October 27, 2021
By Ken Wieland
Two relative RAN outsiders will develop next-gen DU for Rakuten Mobile’s ‘end-to-end’ virtualized mobile proposition abroad.
Rakuten Symphony, since it was launched in August, has inevitably attracted lots of pun attention from journalists and editors, so it would be rude not to. Intel and Juniper Networks have announced a partnership with Rakuten Symphony to develop what it calls a “next-gen distributed unit”, or DU, that is fit-for-purpose in a cloud native and open RAN environment.
It will be another operator option provided by Rakuten Symphony, which is aimed at exporting abroad the learnings gleaned from Rakuten Mobile’s rollout of a “fully virtualized” mobile network in Japan, when the next-gen DU becomes available (slated for the first half of next year).
Having open interfaces between the DU and radio unit (RU) is of course essential in loosening the grip of established and so-called “monolithic vendors” on the RAN market. Intel and Juniper, via their partnership with Rakuten Symphony, are aiming to stamp on the toes of Ericsson, Nokia and Huawei.
According to the official announcement from Intel and Juniper, there seems little that the next-gen DU can’t ‘du’.
We’re told that it combines the containerized cell site routing functionality and a containerized DU on a single general purpose server platform, “which significantly reduces the capital and operating expenditures for an operator.”
Moreover, by “offering consistent carrier-grade routing stack across both physical and virtual RANs”, the solution “readily enables 5G network slicing features both in RAN and transport domains including slice isolation, slice monitoring and dynamic traffic steering through segment routing.”
If that wasn’t enough, the next-gen DU “supports automation with zero-touch provisioning, rolling updates, telemetry and analytics for all the components, and is based on Kubernetes ecosystem for orchestration and networking.”
All this may true, but until it is up and running in a commercial and live network, and demonstrably interoperates with RUs from different vendors, there seems no way to tell.

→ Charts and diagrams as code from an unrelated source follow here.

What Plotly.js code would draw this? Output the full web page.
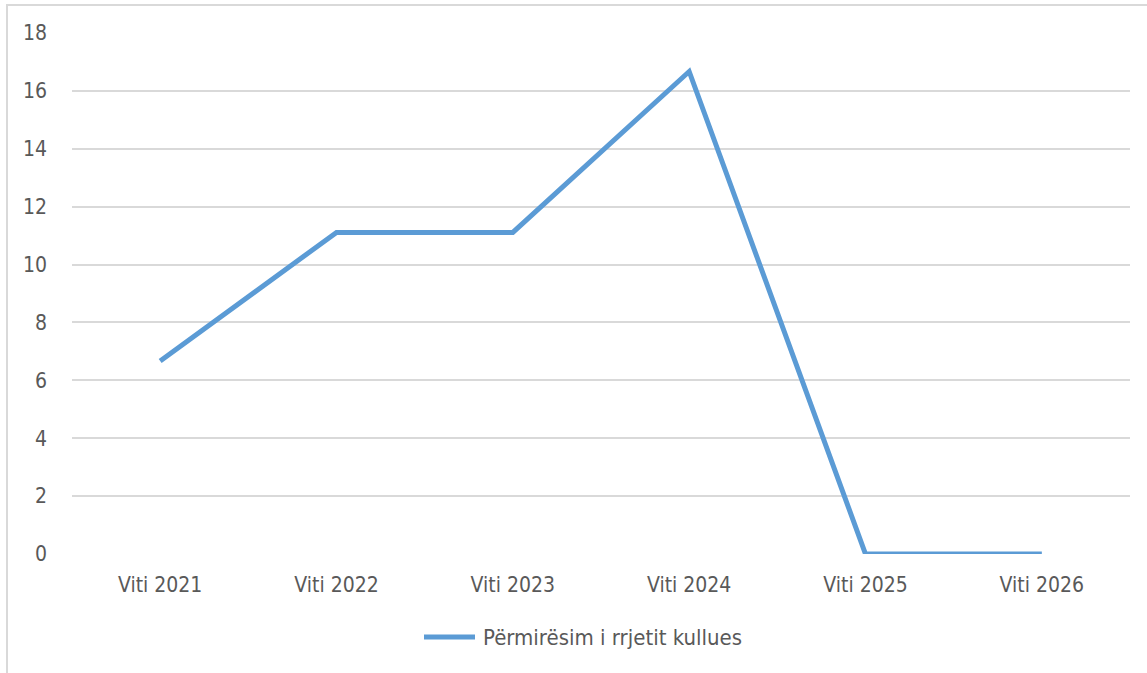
<!DOCTYPE html>
<html>
<head>
<meta charset="utf-8">
<script src="https://cdn.plot.ly/plotly-3.0.1.min.js"></script>
<style>
html,body{margin:0;padding:0;background:#fff;}
#wrap{position:relative;width:1147px;height:673px;overflow:hidden;}
#frame{position:absolute;left:6px;top:4px;width:1160px;height:700px;border:2px solid #d9d9d9;box-sizing:border-box;pointer-events:none;}
#chart{position:absolute;left:0;top:0;width:1147px;height:673px;}
</style>
</head>
<body>
<div id="wrap">
<div id="chart"></div>
<div id="frame"></div>
</div>
<script>
const categories = ["Viti 2021","Viti 2022","Viti 2023","Viti 2024","Viti 2025","Viti 2026"];
const seriesName = "Përmirësim i rrjetit kullues";
const values = [6.67, 11.11, 11.11, 16.67, 0, 0];
const yTicks = [0,2,4,6,8,10,12,14,16,18];

const fontFam = "DejaVu Sans Condensed, DejaVu Sans, sans-serif";
const lineColor = "#5b9bd5";
const W = 1147, H = 673;
const M = {l: 72, r: 17, t: 33, b: 119};
const pw = W - M.l - M.r, ph = H - M.t - M.b;
// pixel -> paper helpers for the custom legend
const px = x => (x - M.l) / pw;
const py = y => (H - M.b - y) / ph;

const trace = {
  type: "scatter",
  mode: "lines",
  x: categories,
  y: values,
  name: seriesName,
  line: {color: lineColor, width: 5},
  showlegend: false
};
const legY = 637;
const layout = {
  width: W, height: H,
  margin: M,
  paper_bgcolor: "rgba(0,0,0,0)",
  plot_bgcolor: "#fff",
  font: {family: fontFam, size: 21, color: "#595959"},
  showlegend: false,
  xaxis: {
    type: "category", showgrid: false, zeroline: false, showline: false,
    ticks: "", ticklabelstandoff: 16, tickfont: {family: fontFam, size: 21, color: "#595959"},
    range: [-0.5, categories.length - 0.5]
  },
  yaxis: {
    range: [0, 18], tickvals: yTicks, ticktext: yTicks.map(String),
    showgrid: true, gridcolor: "#d9d9d9", gridwidth: 2,
    zeroline: false, showline: false, ticks: "", ticklabelstandoff: 24,
    tickfont: {family: fontFam, size: 21, color: "#595959"}
  },
  shapes: [{
    type: "line", xref: "paper", yref: "paper",
    x0: px(424), x1: px(475), y0: py(legY), y1: py(legY),
    line: {color: lineColor, width: 5}
  }],
  annotations: [{
    xref: "paper", yref: "paper", x: px(481), y: py(legY),
    xanchor: "left", yanchor: "middle", showarrow: false,
    text: seriesName, font: {family: fontFam, size: 22, color: "#595959"}
  }]
};
Plotly.newPlot("chart", [trace], layout, {displayModeBar: false, staticPlot: true});
</script>
</body>
</html>
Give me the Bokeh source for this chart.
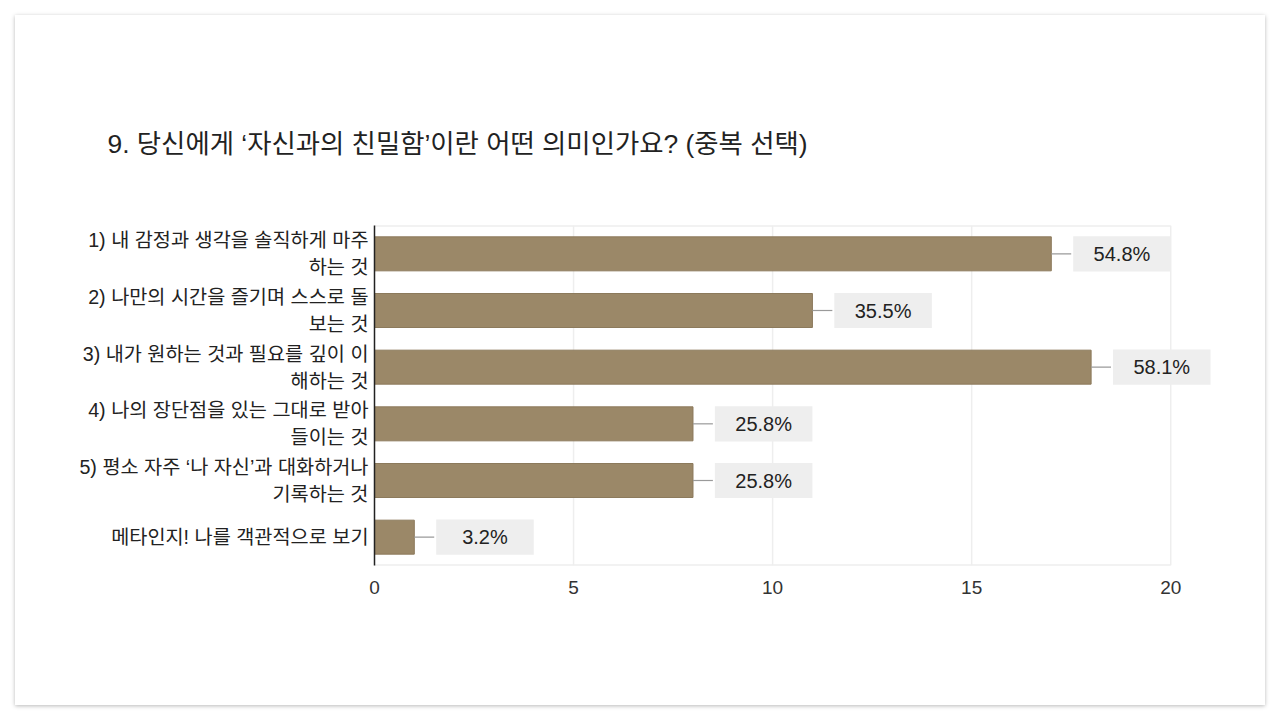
from bokeh.plotting import figure
from bokeh.models import ColumnDataSource, FixedTicker, Range1d
from bokeh.core.properties import value
from bokeh.embed import file_html
from bokeh.resources import INLINE

title = "9. 당신에게 ‘자신과의 친밀함’이란 어떤 의미인가요? (중복 선택)"
answers = [
    "1) 내 감정과 생각을 솔직하게 마주\n하는 것",
    "2) 나만의 시간을 즐기며 스스로 돌\n보는 것",
    "3) 내가 원하는 것과 필요를 깊이 이\n해하는 것",
    "4) 나의 장단점을 있는 그대로 받아\n들이는 것",
    "5) 평소 자주 ‘나 자신’과 대화하거나\n기록하는 것",
    "메타인지! 나를 객관적으로 보기",
]
counts = [17, 11, 18, 8, 8, 1]
percents = ["54.8%", "35.5%", "58.1%", "25.8%", "25.8%", "3.2%"]
x_ticks = [0, 5, 10, 15, 20]

FONT = "'Liberation Sans', 'Noto Sans CJK KR'"
n = len(answers)
ypos = [n - 1 - i for i in range(n)]  # first answer on top

src = ColumnDataSource(dict(
    y=ypos,
    count=counts,
    pct=percents,
    line_end=[c + 0.5 for c in counts],
    box_left=[c + 0.55 for c in counts],
    box_right=[c + 3.0 for c in counts],
    box_mid=[c + 1.775 for c in counts],
))

p = figure(
    width=1250, height=690,
    x_range=Range1d(0, 21.25),
    y_range=Range1d(-0.5, n - 0.5),
    output_backend="svg", toolbar_location=None,
    min_border_left=359, min_border_right=45,
    min_border_top=210, min_border_bottom=140,
    background_fill_color="white", border_fill_color="white",
    outline_line_color=None,
    styles={"box-shadow": "0 1px 4px rgba(0,0,0,0.28)",
            "transform": "translate(15px, 15px)"},
)

p.title.text = title
p.title.text_font = FONT
p.title.text_font_size = "26.4px"
p.title.text_font_style = "normal"
p.title.text_color = "#222222"
p.title.align = "left"
p.title.offset = -267
p.title.standoff = 133

# frame top / bottom edges and grid (only over 0..20)
p.segment(x0=[0, 0], x1=[x_ticks[-1], x_ticks[-1]], y0=[-0.5, n - 0.5], y1=[-0.5, n - 0.5],
          line_color="#e6e6e6", line_width=2)
p.segment(x0=x_ticks[1:], x1=x_ticks[1:], y0=-0.5, y1=n - 0.5,
          line_color="#eeeeee", line_width=1.5)

# bars
p.hbar(y="y", right="count", left=0, height=0.6, source=src,
       fill_color="#9b8868", line_color="#8c7a5c", line_width=1)

# leader lines + value boxes
p.segment(x0="count", x1="line_end", y0="y", y1="y", source=src,
          line_color="#9a9a9a", line_width=1.2)
p.hbar(y="y", left="box_left", right="box_right", height=0.62, source=src,
       fill_color="#eeeeee", line_color=None)
p.text(x="box_mid", y="y", text="pct", source=src,
       text_align="center", text_baseline="middle",
       text_font=value(FONT), text_font_size="20px", text_color="#222222")

# axes
p.xaxis.ticker = FixedTicker(ticks=x_ticks)
p.xaxis.axis_line_color = None
p.xaxis.major_tick_line_color = None
p.xaxis.minor_tick_line_color = None
p.xaxis.major_label_standoff = 9
p.xaxis.major_label_text_font = FONT
p.xaxis.major_label_text_font_size = "19px"
p.xaxis.major_label_text_color = "#333333"

p.yaxis.ticker = FixedTicker(ticks=ypos)
p.yaxis.major_label_overrides = {y: a for y, a in zip(ypos, answers)}
p.yaxis.axis_line_color = "#222222"
p.yaxis.axis_line_width = 1.5
p.yaxis.major_tick_line_color = None
p.yaxis.minor_tick_line_color = None
p.yaxis.major_label_standoff = 0
p.yaxis.major_label_text_font = FONT
p.yaxis.major_label_text_font_size = "19.7px"
p.yaxis.major_label_text_line_height = 1.22
p.yaxis.major_label_text_color = "#222222"

p.xgrid.grid_line_color = None
p.ygrid.grid_line_color = None

open("out.html", "w").write(file_html(p, INLINE))
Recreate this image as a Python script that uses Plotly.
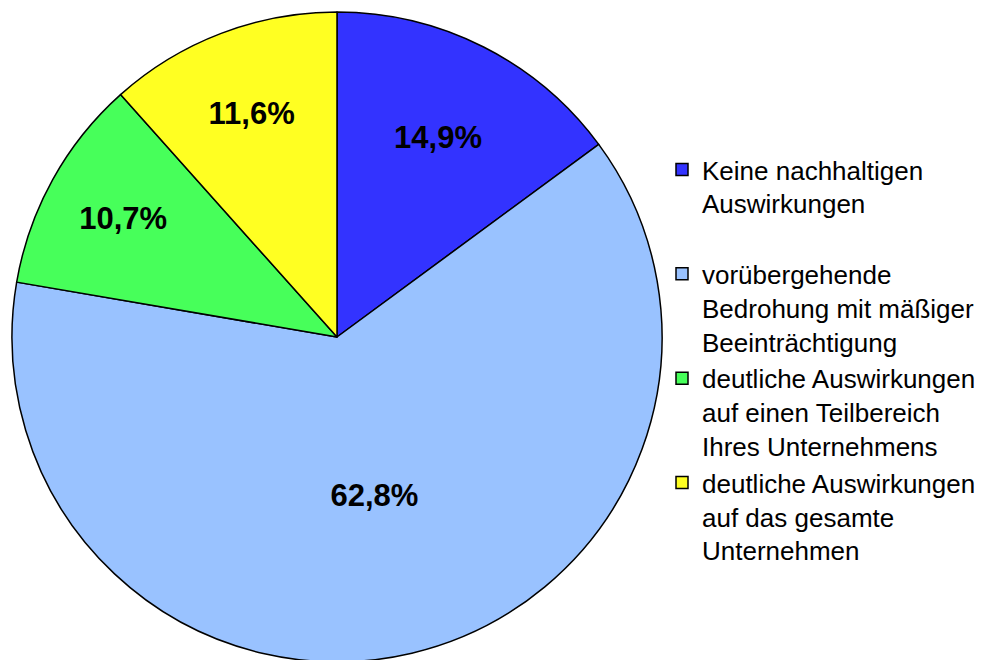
import plotly.graph_objects as go

categories = [
    "Keine nachhaltigen<br>Auswirkungen<br> ",
    "vorübergehende<br>Bedrohung mit mäßiger<br>Beeinträchtigung",
    "deutliche Auswirkungen<br>auf einen Teilbereich<br>Ihres Unternehmens",
    "deutliche Auswirkungen<br>auf das gesamte<br>Unternehmen",
]
values = [14.9, 62.8, 10.7, 11.6]
text_labels = ["14,9%", "62,8%", "10,7%", "11,6%"]
colors = ["#3333FF", "#99C2FF", "#47FF5A", "#FFFF22"]

W, H = 999, 660
OFF = 8  # default page body margin
fig = go.Figure(go.Pie(
    labels=categories,
    values=values,
    text=text_labels,
    textinfo="text",
    textposition="inside",
    insidetextorientation="horizontal",
    textfont=dict(family="Liberation Sans, Arial", size=31, color="black", weight="bold"),
    marker=dict(colors=colors, line=dict(color="black", width=1.5)),
    sort=False,
    direction="clockwise",
    rotation=0,
    domain=dict(x=[(12 - OFF) / W, (662 - OFF) / W],
                y=[(H - (662 - OFF)) / H, (H - (12 - OFF)) / H]),
    hoverinfo="label+percent",
))
fig.update_layout(
    width=W, height=H,
    margin=dict(l=0, r=0, t=0, b=0),
    paper_bgcolor="white",
    plot_bgcolor="white",
    showlegend=True,
    legend=dict(
        x=(662 - OFF) / W, xanchor="left", y=1 - (146 - OFF) / H, yanchor="top",
        font=dict(family="Liberation Sans, Arial", size=26, color="black"),
        valign="top",
        bgcolor="rgba(0,0,0,0)",
    ),
)
fig.write_html("out.html")
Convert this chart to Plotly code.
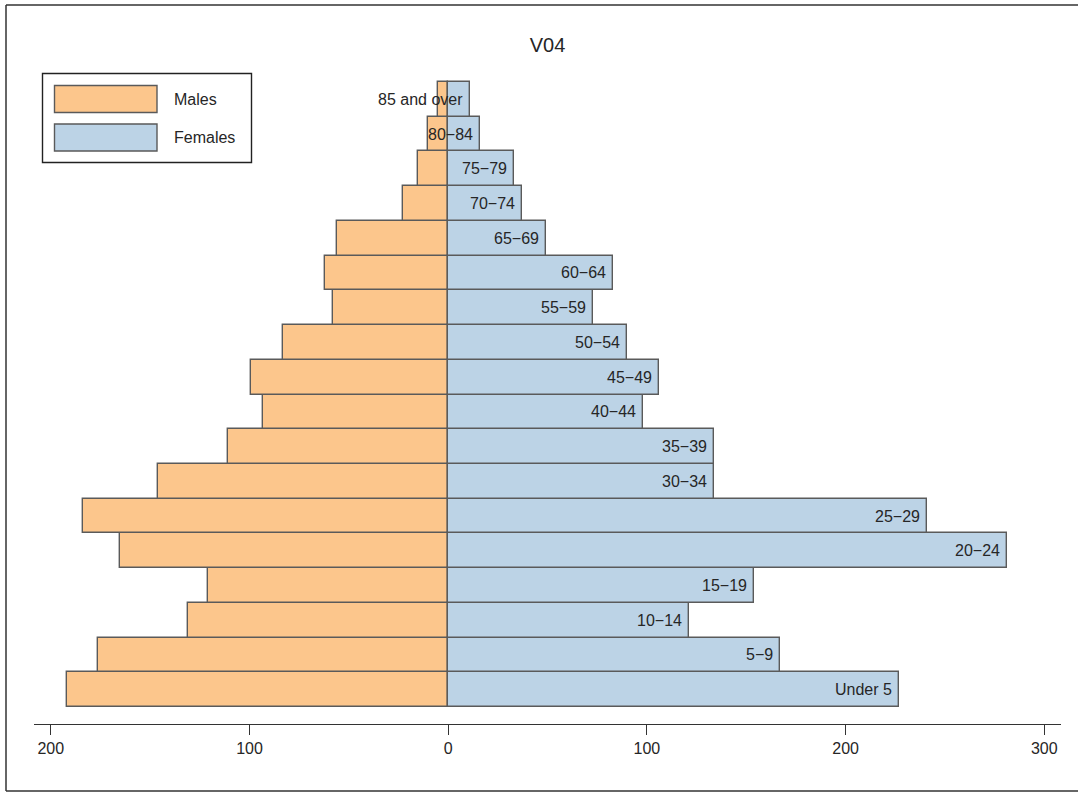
import plotly.graph_objects as go

# Age groups, youngest first (bottom of the pyramid)
age_groups = ["Under 5", "5−9", "10−14", "15−19", "20−24", "25−29", "30−34",
              "35−39", "40−44", "45−49", "50−54", "55−59", "60−64", "65−69",
              "70−74", "75−79", "80−84", "85 and over"]
males = [192, 176, 131, 121, 165, 184, 146, 111, 93, 99, 83, 58, 62, 56, 23, 15, 10, 5]
females = [227, 167, 121, 154, 281, 241, 134, 134, 98, 106, 90, 73, 83, 49, 37, 33, 16, 11]

tick_vals = [-200, -100, 0, 100, 200, 300]
tick_text = ["200", "100", "0", "100", "200", "300"]

title_text = "V04"
legend_names = ["Males", "Females"]

MALE_COLOR = "#FCC68C"
FEMALE_COLOR = "#BCD3E6"
EDGE = "#5a5a5a"
FONT = "Liberation Sans, Arial, Helvetica, sans-serif"
TEXT = "#262626"

W, H = 1078, 793
L, R, T, B = 34, 17, 40, 69
plot_w = W - L - R
plot_h = H - T - B

# horizontal scale: pixel of zero and pixels per unit
zero_px = 448.2
unit_px = 1.987

# row height in pixels and bar block extents
row_px = 34.72
bars_bottom_px = 707
bars_top_px = 82
y_lo = -0.5 - ((H - B) - bars_bottom_px) / row_px
y_hi = len(age_groups) - 0.5 + (bars_top_px - T) / row_px


def px_x(p):
    return (p - L) / plot_w


def px_y(p):
    return 1 - (p - T) / plot_h


ypos = list(range(len(age_groups)))

fig = go.Figure()
fig.add_trace(go.Bar(
    y=ypos, x=[-v for v in males], orientation="h", width=1.0,
    marker=dict(color=MALE_COLOR, line=dict(color=EDGE, width=1.4)),
    name=legend_names[0], showlegend=False, hoverinfo="skip",
))
fig.add_trace(go.Bar(
    y=ypos, x=females, orientation="h", width=1.0,
    marker=dict(color=FEMALE_COLOR, line=dict(color=EDGE, width=1.4)),
    name=legend_names[1], showlegend=False, hoverinfo="skip",
))

# age-group labels right-aligned at the end of each female bar
for i, (lab, f) in enumerate(zip(age_groups, females)):
    fig.add_annotation(x=f, y=i, xref="x", yref="y", text=lab, showarrow=False,
                       xanchor="right", yanchor="middle", xshift=-5,
                       font=dict(family=FONT, size=16, color=TEXT))

shapes = []
# outer frame (left, top, bottom edges)
frame = dict(type="line", xref="paper", yref="paper",
             line=dict(color="#333333", width=1.5), layer="above")
shapes.append(dict(frame, x0=px_x(6), x1=px_x(6), y0=px_y(5), y1=px_y(791)))
shapes.append(dict(frame, x0=px_x(6), x1=px_x(W + 2), y0=px_y(5), y1=px_y(5)))
shapes.append(dict(frame, x0=px_x(6), x1=px_x(W + 2), y0=px_y(791), y1=px_y(791)))

# legend box with swatches
shapes.append(dict(type="rect", xref="paper", yref="paper",
                   x0=px_x(42.5), x1=px_x(251.5), y0=px_y(73.5), y1=px_y(162.5),
                   line=dict(color="#222222", width=1.4), fillcolor="white"))
swatches = [(MALE_COLOR, 85.5, 112.5), (FEMALE_COLOR, 124, 151)]
for (col, top, bot), name in zip(swatches, legend_names):
    shapes.append(dict(type="rect", xref="paper", yref="paper",
                       x0=px_x(54.5), x1=px_x(157), y0=px_y(top), y1=px_y(bot),
                       line=dict(color=EDGE, width=1.4), fillcolor=col))
    fig.add_annotation(x=px_x(172), y=px_y((top + bot) / 2), xref="paper", yref="paper",
                       text=name, showarrow=False, xanchor="left", yanchor="middle",
                       font=dict(family=FONT, size=16, color=TEXT))

fig.update_layout(
    width=W, height=H,
    margin=dict(l=L, r=R, t=T, b=B),
    paper_bgcolor="white", plot_bgcolor="white",
    barmode="overlay", bargap=0,
    shapes=shapes,
    title=dict(text=title_text, x=0.5, xref="paper",
               y=1 - 45 / H, yref="container", xanchor="center", yanchor="middle",
               font=dict(family=FONT, size=20, color=TEXT)),
    xaxis=dict(range=[(L - zero_px) / unit_px, (W - R - zero_px) / unit_px],
               tickvals=tick_vals, ticktext=tick_text,
               showline=True, linecolor="#333333", linewidth=1.4,
               ticks="outside", ticklen=10, tickwidth=1.4, tickcolor="#333333",
               showgrid=False, zeroline=False, fixedrange=True,
               tickfont=dict(family=FONT, size=16, color=TEXT)),
    yaxis=dict(range=[y_lo, y_hi], visible=False, showgrid=False, zeroline=False),
)

fig.write_html("out.html")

Another potential sticking point is network slicing. There’s still lots of under-the-hood industry work needed before an off-the-shelf network slicing solution, which works between different networks, becomes available. Although next-gen DUs are clearly important for broadening RAN ecosystems and supporting network slicing, there’s a much bigger picture to consider.
It may be some time before Rakuten Symphony reaches crescendo.